Reproduce the material exactly, omitting nothing.

======== Exercise material ========

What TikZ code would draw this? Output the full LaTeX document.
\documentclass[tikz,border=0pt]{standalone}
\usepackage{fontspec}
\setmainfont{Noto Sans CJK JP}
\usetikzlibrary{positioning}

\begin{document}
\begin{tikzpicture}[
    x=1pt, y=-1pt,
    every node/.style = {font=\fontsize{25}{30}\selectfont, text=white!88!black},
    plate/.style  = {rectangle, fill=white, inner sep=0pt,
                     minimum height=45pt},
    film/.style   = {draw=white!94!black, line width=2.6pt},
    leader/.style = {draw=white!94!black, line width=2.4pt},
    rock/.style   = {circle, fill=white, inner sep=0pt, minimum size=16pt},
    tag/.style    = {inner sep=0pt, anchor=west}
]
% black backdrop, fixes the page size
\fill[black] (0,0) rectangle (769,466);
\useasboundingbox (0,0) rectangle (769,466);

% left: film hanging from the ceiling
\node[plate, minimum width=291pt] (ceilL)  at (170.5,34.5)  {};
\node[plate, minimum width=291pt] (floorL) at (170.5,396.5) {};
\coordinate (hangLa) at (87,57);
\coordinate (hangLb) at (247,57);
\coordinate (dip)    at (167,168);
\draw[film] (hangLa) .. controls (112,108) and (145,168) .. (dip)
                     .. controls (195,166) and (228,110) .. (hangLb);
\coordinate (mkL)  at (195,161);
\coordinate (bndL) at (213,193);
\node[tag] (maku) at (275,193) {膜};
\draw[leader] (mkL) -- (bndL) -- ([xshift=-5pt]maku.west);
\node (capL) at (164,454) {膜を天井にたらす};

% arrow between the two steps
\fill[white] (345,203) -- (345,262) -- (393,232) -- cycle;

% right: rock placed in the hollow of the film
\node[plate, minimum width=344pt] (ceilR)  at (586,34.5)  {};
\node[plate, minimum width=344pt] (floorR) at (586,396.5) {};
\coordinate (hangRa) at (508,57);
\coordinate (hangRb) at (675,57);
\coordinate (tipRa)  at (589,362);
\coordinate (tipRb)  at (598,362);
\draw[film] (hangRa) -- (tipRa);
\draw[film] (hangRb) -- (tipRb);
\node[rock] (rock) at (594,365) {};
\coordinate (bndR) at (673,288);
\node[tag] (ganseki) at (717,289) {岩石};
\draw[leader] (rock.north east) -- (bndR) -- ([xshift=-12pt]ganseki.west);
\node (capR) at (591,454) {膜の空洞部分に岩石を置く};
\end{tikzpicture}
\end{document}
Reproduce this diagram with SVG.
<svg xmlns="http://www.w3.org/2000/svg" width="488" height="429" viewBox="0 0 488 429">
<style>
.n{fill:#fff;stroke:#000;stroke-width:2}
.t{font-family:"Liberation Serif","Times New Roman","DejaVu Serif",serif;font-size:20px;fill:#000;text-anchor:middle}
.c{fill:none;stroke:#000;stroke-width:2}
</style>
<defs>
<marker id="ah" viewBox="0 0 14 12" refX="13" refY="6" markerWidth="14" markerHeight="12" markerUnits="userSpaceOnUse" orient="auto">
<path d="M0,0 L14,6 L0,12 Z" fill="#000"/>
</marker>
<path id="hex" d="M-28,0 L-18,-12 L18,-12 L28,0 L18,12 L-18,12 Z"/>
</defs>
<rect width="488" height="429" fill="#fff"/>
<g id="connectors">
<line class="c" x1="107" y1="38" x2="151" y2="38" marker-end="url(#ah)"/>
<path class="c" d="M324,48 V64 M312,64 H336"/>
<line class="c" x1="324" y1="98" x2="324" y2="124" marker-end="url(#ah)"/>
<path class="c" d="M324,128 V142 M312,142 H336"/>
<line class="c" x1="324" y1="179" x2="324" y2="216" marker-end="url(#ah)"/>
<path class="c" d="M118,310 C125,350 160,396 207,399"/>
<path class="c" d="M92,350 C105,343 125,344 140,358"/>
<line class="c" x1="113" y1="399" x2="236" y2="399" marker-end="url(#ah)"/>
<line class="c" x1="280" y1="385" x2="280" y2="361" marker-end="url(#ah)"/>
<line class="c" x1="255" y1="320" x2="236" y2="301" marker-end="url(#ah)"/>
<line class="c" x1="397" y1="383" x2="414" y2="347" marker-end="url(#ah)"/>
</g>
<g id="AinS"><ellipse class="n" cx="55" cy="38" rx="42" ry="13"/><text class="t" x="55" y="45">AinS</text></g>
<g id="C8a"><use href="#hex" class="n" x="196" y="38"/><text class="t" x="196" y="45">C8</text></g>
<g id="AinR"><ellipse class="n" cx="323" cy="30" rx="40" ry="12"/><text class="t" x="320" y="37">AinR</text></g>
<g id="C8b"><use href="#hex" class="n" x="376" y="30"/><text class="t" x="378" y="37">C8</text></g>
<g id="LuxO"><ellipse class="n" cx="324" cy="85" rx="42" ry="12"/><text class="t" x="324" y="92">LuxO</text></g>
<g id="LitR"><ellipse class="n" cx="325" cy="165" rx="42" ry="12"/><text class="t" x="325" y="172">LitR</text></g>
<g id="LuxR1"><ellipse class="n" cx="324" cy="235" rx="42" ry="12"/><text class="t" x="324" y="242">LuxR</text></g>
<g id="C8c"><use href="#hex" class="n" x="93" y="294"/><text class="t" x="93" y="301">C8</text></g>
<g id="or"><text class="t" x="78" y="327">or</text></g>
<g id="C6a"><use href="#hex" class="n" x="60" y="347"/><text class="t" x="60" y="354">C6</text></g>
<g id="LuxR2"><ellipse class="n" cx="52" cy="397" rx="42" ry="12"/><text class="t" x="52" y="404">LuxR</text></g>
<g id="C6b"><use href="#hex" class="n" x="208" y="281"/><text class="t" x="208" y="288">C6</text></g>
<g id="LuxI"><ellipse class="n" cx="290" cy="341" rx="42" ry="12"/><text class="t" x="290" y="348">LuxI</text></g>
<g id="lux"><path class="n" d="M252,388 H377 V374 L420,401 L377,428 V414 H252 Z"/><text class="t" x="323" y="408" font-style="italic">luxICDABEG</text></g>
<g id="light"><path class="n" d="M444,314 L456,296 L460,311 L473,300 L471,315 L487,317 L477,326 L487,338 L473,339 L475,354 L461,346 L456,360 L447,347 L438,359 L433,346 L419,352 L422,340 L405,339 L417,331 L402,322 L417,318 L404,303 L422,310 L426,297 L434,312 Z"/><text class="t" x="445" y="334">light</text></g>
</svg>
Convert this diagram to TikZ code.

========

» Final answer:
What TikZ code would draw this? Output the full LaTeX document.
\documentclass[tikz,border=0pt]{standalone}
\usepackage{fontspec}
\setmainfont{Noto Sans CJK JP}
\usetikzlibrary{positioning}

\begin{document}
\begin{tikzpicture}[
    x=1pt, y=-1pt,
    every node/.style = {font=\fontsize{25}{30}\selectfont, text=white!88!black},
    plate/.style  = {rectangle, fill=white, inner sep=0pt,
                     minimum height=45pt},
    film/.style   = {draw=white!94!black, line width=2.6pt},
    leader/.style = {draw=white!94!black, line width=2.4pt},
    rock/.style   = {circle, fill=white, inner sep=0pt, minimum size=16pt},
    tag/.style    = {inner sep=0pt, anchor=west}
]
% black backdrop, fixes the page size
\fill[black] (0,0) rectangle (769,466);
\useasboundingbox (0,0) rectangle (769,466);

% left: film hanging from the ceiling
\node[plate, minimum width=291pt] (ceilL)  at (170.5,34.5)  {};
\node[plate, minimum width=291pt] (floorL) at (170.5,396.5) {};
\coordinate (hangLa) at (87,57);
\coordinate (hangLb) at (247,57);
\coordinate (dip)    at (167,168);
\draw[film] (hangLa) .. controls (112,108) and (145,168) .. (dip)
                     .. controls (195,166) and (228,110) .. (hangLb);
\coordinate (mkL)  at (195,161);
\coordinate (bndL) at (213,193);
\node[tag] (maku) at (275,193) {膜};
\draw[leader] (mkL) -- (bndL) -- ([xshift=-5pt]maku.west);
\node (capL) at (164,454) {膜を天井にたらす};

% arrow between the two steps
\fill[white] (345,203) -- (345,262) -- (393,232) -- cycle;

% right: rock placed in the hollow of the film
\node[plate, minimum width=344pt] (ceilR)  at (586,34.5)  {};
\node[plate, minimum width=344pt] (floorR) at (586,396.5) {};
\coordinate (hangRa) at (508,57);
\coordinate (hangRb) at (675,57);
\coordinate (tipRa)  at (589,362);
\coordinate (tipRb)  at (598,362);
\draw[film] (hangRa) -- (tipRa);
\draw[film] (hangRb) -- (tipRb);
\node[rock] (rock) at (594,365) {};
\coordinate (bndR) at (673,288);
\node[tag] (ganseki) at (717,289) {岩石};
\draw[leader] (rock.north east) -- (bndR) -- ([xshift=-12pt]ganseki.west);
\node (capR) at (591,454) {膜の空洞部分に岩石を置く};
\end{tikzpicture}
\end{document}
Reproduce this diagram with SVG.
<svg xmlns="http://www.w3.org/2000/svg" width="488" height="429" viewBox="0 0 488 429">
<style>
.n{fill:#fff;stroke:#000;stroke-width:2}
.t{font-family:"Liberation Serif","Times New Roman","DejaVu Serif",serif;font-size:20px;fill:#000;text-anchor:middle}
.c{fill:none;stroke:#000;stroke-width:2}
</style>
<defs>
<marker id="ah" viewBox="0 0 14 12" refX="13" refY="6" markerWidth="14" markerHeight="12" markerUnits="userSpaceOnUse" orient="auto">
<path d="M0,0 L14,6 L0,12 Z" fill="#000"/>
</marker>
<path id="hex" d="M-28,0 L-18,-12 L18,-12 L28,0 L18,12 L-18,12 Z"/>
</defs>
<rect width="488" height="429" fill="#fff"/>
<g id="connectors">
<line class="c" x1="107" y1="38" x2="151" y2="38" marker-end="url(#ah)"/>
<path class="c" d="M324,48 V64 M312,64 H336"/>
<line class="c" x1="324" y1="98" x2="324" y2="124" marker-end="url(#ah)"/>
<path class="c" d="M324,128 V142 M312,142 H336"/>
<line class="c" x1="324" y1="179" x2="324" y2="216" marker-end="url(#ah)"/>
<path class="c" d="M118,310 C125,350 160,396 207,399"/>
<path class="c" d="M92,350 C105,343 125,344 140,358"/>
<line class="c" x1="113" y1="399" x2="236" y2="399" marker-end="url(#ah)"/>
<line class="c" x1="280" y1="385" x2="280" y2="361" marker-end="url(#ah)"/>
<line class="c" x1="255" y1="320" x2="236" y2="301" marker-end="url(#ah)"/>
<line class="c" x1="397" y1="383" x2="414" y2="347" marker-end="url(#ah)"/>
</g>
<g id="AinS"><ellipse class="n" cx="55" cy="38" rx="42" ry="13"/><text class="t" x="55" y="45">AinS</text></g>
<g id="C8a"><use href="#hex" class="n" x="196" y="38"/><text class="t" x="196" y="45">C8</text></g>
<g id="AinR"><ellipse class="n" cx="323" cy="30" rx="40" ry="12"/><text class="t" x="320" y="37">AinR</text></g>
<g id="C8b"><use href="#hex" class="n" x="376" y="30"/><text class="t" x="378" y="37">C8</text></g>
<g id="LuxO"><ellipse class="n" cx="324" cy="85" rx="42" ry="12"/><text class="t" x="324" y="92">LuxO</text></g>
<g id="LitR"><ellipse class="n" cx="325" cy="165" rx="42" ry="12"/><text class="t" x="325" y="172">LitR</text></g>
<g id="LuxR1"><ellipse class="n" cx="324" cy="235" rx="42" ry="12"/><text class="t" x="324" y="242">LuxR</text></g>
<g id="C8c"><use href="#hex" class="n" x="93" y="294"/><text class="t" x="93" y="301">C8</text></g>
<g id="or"><text class="t" x="78" y="327">or</text></g>
<g id="C6a"><use href="#hex" class="n" x="60" y="347"/><text class="t" x="60" y="354">C6</text></g>
<g id="LuxR2"><ellipse class="n" cx="52" cy="397" rx="42" ry="12"/><text class="t" x="52" y="404">LuxR</text></g>
<g id="C6b"><use href="#hex" class="n" x="208" y="281"/><text class="t" x="208" y="288">C6</text></g>
<g id="LuxI"><ellipse class="n" cx="290" cy="341" rx="42" ry="12"/><text class="t" x="290" y="348">LuxI</text></g>
<g id="lux"><path class="n" d="M252,388 H377 V374 L420,401 L377,428 V414 H252 Z"/><text class="t" x="323" y="408" font-style="italic">luxICDABEG</text></g>
<g id="light"><path class="n" d="M444,314 L456,296 L460,311 L473,300 L471,315 L487,317 L477,326 L487,338 L473,339 L475,354 L461,346 L456,360 L447,347 L438,359 L433,346 L419,352 L422,340 L405,339 L417,331 L402,322 L417,318 L404,303 L422,310 L426,297 L434,312 Z"/><text class="t" x="445" y="334">light</text></g>
</svg>
Convert this diagram to TikZ code.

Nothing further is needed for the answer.